Les artistes rechignent généralement à côtoyer le milieu entrepreneurial. Ça ne semble pas être votre cas…
Quand je vois des équipes de prototypers dans les entreprises, je me dis que les metteurs en scène ne sont pas si éloignés que ça de leur univers. J’aime la scénographie, l’ingéniosité, les systèmes à inventer. Vu que c’est présent dans mon travail, je ne vois pas pourquoi on ne pourrait pas faire des choses ensemble, boire des coups, travailler. Pourquoi avoir de la défiance pour l’entreprise ? Il vaut mieux avoir de la défiance pour son propre milieu ! La Digue, c’est un petit lieu. C’est modeste, et en même temps il faut avoir une grande ambition, rebattre les cartes, s’inspirer de ce qui existe ailleurs. Ça soulève tout un tas de questions comme le rapport à la jeunesse ou les relations avec les entreprises. Les entreprises ont parfois du mal à venir vers les artistes parce qu’elles ont l’impression de ne servir qu’à pallier le manque de financements publics. Ici, j’ai envie de leur trouver un intérêt, un intérêt qui nous projette ensemble vers l’avenir. La nouvelle Digue doit être traversée par la vie, et donc par les associations et les entreprises.
Pourquoi avoir accepté la proposition de la mairie de Toulouse ?
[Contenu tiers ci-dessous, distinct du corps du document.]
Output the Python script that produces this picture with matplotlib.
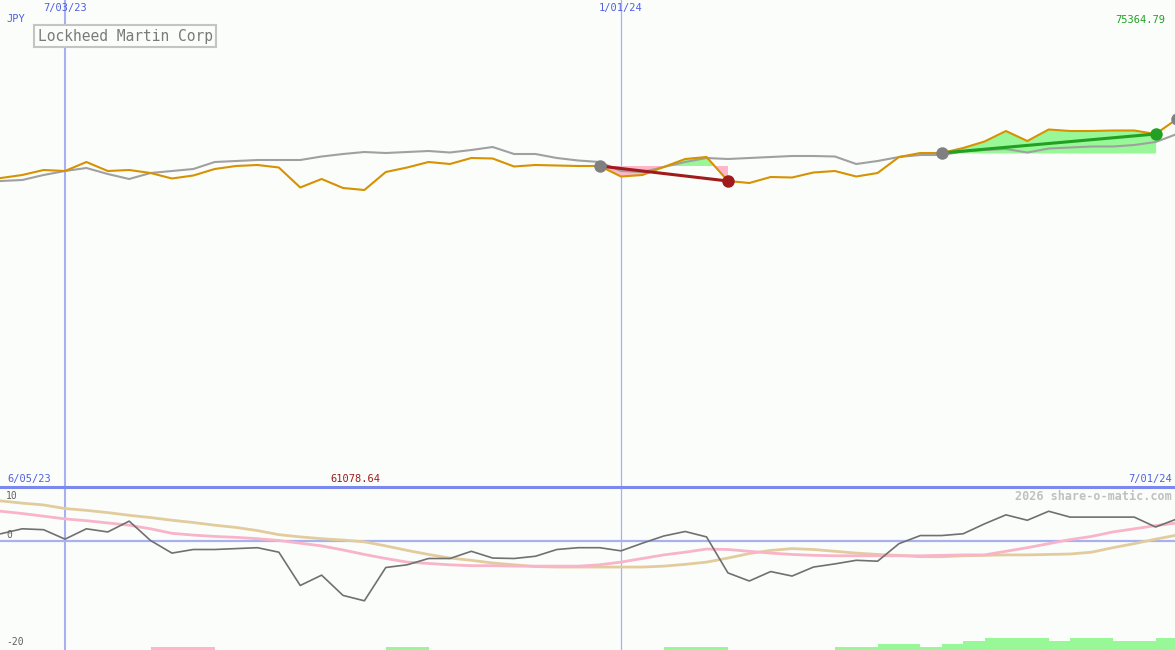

Pour être précis, c’est moi qui ai sollicité la mairie de Toulouse. Il n’existait pas de projet viable pour la Digue. J’en avais un. On s’est mis d’accord pour phaser nos discussions. En commençant par une phase de préfiguration de 18 mois, dans le cadre d’une convention d’occupation entre la mairie et la Compagnie 111. L’idée consiste à habiter le lieu pour le penser. On avait une idée de départ, mais une fois qu’on est sur place, on pense autrement. Pour l’instant, on a un engagement sur la préfiguration. Il va falloir ensuite trouver l’argent. Même si notre état d’esprit est d’entrer dans une démarche d’économies, la volonté politique est indispensable. J’espère convaincre avec un lieu novateur jusque dans son architecture. Un lieu ancré dans son quartier et décloisonné, qui rayonnera nationalement et internationalement.
Quel est le calendrier ?
Nous soumettrons une préfiguration en juillet, qui donnera lieu à des échanges et des discussions à l’automne. En cas d’issue positive, on peut considérer que nous sommes aujourd’hui à trois ans de l’ouverture.
Diriger et animer le théâtre où vous avez créé votre premier spectacle, voilà qui aurait de l’allure…
Un artiste est toujours le produit d’un contexte. Ce contexte est fait de gens, de courants, d’institutions, d’aventures diverses. Il se trouve que je suis issu du contexte toulousain. Et ce que je fais a à voir avec le contexte toulousain. La présence du cirque dans mon travail. La construction (je pense à l’aventure du Royal de Luxe qui a laissé beaucoup de traces ici), et un contexte théâtral spécifique : la Digue, où j’ai créé mon premier spectacle, le théâtre Garonne qui a eu une influence majeure dans ma construction, et le TNT qui m’a suivi, coproduit et encouragé. Je suis issu de ce contexte. C’est à Toulouse que je me suis épanoui et construit. Inventer un lieu, je pourrais le faire ailleurs, mais c’est ici que j’ai envie de le faire.